What you are asked to do: Starting at the first line of the data, please print exactly those lines through the one that holds "fig = go.Figure()", omitting every picture.

Material:

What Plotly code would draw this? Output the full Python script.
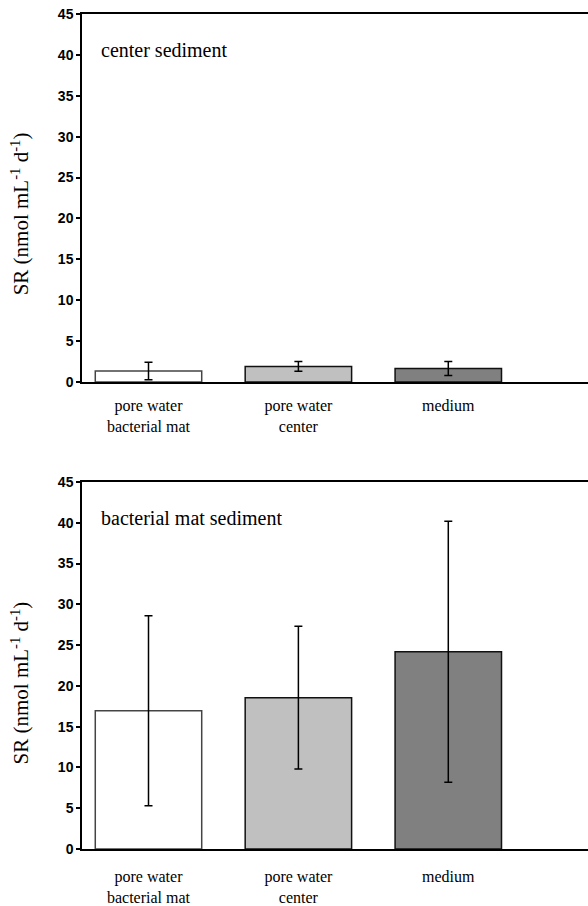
import plotly.graph_objects as go

categories = ["pore water<br>bacterial mat", "pore water<br>center", "medium"]
center_values = [1.33, 1.9, 1.65]
center_errors = [1.07, 0.6, 0.87]
mat_values = [16.95, 18.55, 24.2]
mat_errors = [11.65, 8.75, 16.0]
bar_colors = ["#ffffff", "#c0c0c0", "#808080"]
bar_line_colors = ["#444444", "#111111", "#111111"]
panel_titles = ["center sediment", "bacterial mat sediment"]
y_ticks = [0, 5, 10, 15, 20, 25, 30, 35, 40, 45]
y_title = "SR (nmol mL<sup>-1</sup> d<sup>-1</sup>)"

SERIF = "Times New Roman, Liberation Serif, DejaVu Serif, serif"
SANS = "Arial, Liberation Sans, DejaVu Sans, sans-serif"

xpos = list(range(len(categories)))

fig = go.Figure()

for vals, errs, xa, ya in [(center_values, center_errors, "x", "y"),
                           (mat_values, mat_errors, "x2", "y2")]:
    fig.add_trace(go.Bar(
        x=xpos, y=vals, width=0.71,
        marker=dict(color=bar_colors, line=dict(color=bar_line_colors, width=1.5)),
        error_y=dict(type="data", array=errs, visible=True, color="#000000",
                     thickness=1.5, width=4),
        xaxis=xa, yaxis=ya, showlegend=False,
    ))

xcommon = dict(range=[-0.4436, 2.932], tickvals=xpos, ticktext=categories,
               ticks="", showline=True, linecolor="#000000", linewidth=1.5,
               mirror=True, showgrid=False, zeroline=False,
               tickfont=dict(family=SERIF, size=16, color="#000000"),
               fixedrange=True)
ycommon = dict(range=[0, 45], tickvals=y_ticks, ticktext=["<b>%d</b>" % t for t in y_ticks],
               ticks="outside", ticklen=4,
               tickwidth=1.5, tickcolor="#000000",
               showline=True, linecolor="#000000", linewidth=1.5, mirror=False,
               showgrid=False, zeroline=False,
               tickfont=dict(family=SANS, size=14, color="#000000"))

fig.update_layout(
    width=588, height=906,
    margin=dict(l=82, r=0, t=14, b=57),
    paper_bgcolor="#ffffff", plot_bgcolor="#ffffff",
    font=dict(family=SERIF, color="#000000"),
    xaxis=dict(domain=[0, 1], anchor="y", ticklabelstandoff=8, **xcommon),
    yaxis=dict(domain=[0.5593, 1.0], anchor="x", **ycommon),
    xaxis2=dict(domain=[0, 1], anchor="y2", ticklabelstandoff=12, **xcommon),
    yaxis2=dict(domain=[0.0, 0.4395], anchor="x2", **ycommon),
    bargap=0.29,
)

for title, xr, yr in [(panel_titles[0], "x domain", "y"), (panel_titles[1], "x2 domain", "y2")]:
    fig.add_annotation(text=title, xref=xr, yref=yr, x=0.034, y=40.6,
                       xanchor="left", yanchor="middle", showarrow=False,
                       font=dict(family=SERIF, size=20, color="#000000"))

for yr, yv in [("y", 20.5), ("y2", 20.3)]:
    fig.add_annotation(text=y_title, xref="paper", yref=yr, x=-0.1225, y=yv,
                       xanchor="center", yanchor="middle", textangle=-90,
                       showarrow=False,
                       font=dict(family=SERIF, size=21, color="#000000"))

fig.write_html("out.html")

Solved problem:
What Plotly code would draw this? Output the full Python script.
import plotly.graph_objects as go

categories = ["pore water<br>bacterial mat", "pore water<br>center", "medium"]
center_values = [1.33, 1.9, 1.65]
center_errors = [1.07, 0.6, 0.87]
mat_values = [16.95, 18.55, 24.2]
mat_errors = [11.65, 8.75, 16.0]
bar_colors = ["#ffffff", "#c0c0c0", "#808080"]
bar_line_colors = ["#444444", "#111111", "#111111"]
panel_titles = ["center sediment", "bacterial mat sediment"]
y_ticks = [0, 5, 10, 15, 20, 25, 30, 35, 40, 45]
y_title = "SR (nmol mL<sup>-1</sup> d<sup>-1</sup>)"

SERIF = "Times New Roman, Liberation Serif, DejaVu Serif, serif"
SANS = "Arial, Liberation Sans, DejaVu Sans, sans-serif"

xpos = list(range(len(categories)))

fig = go.Figure()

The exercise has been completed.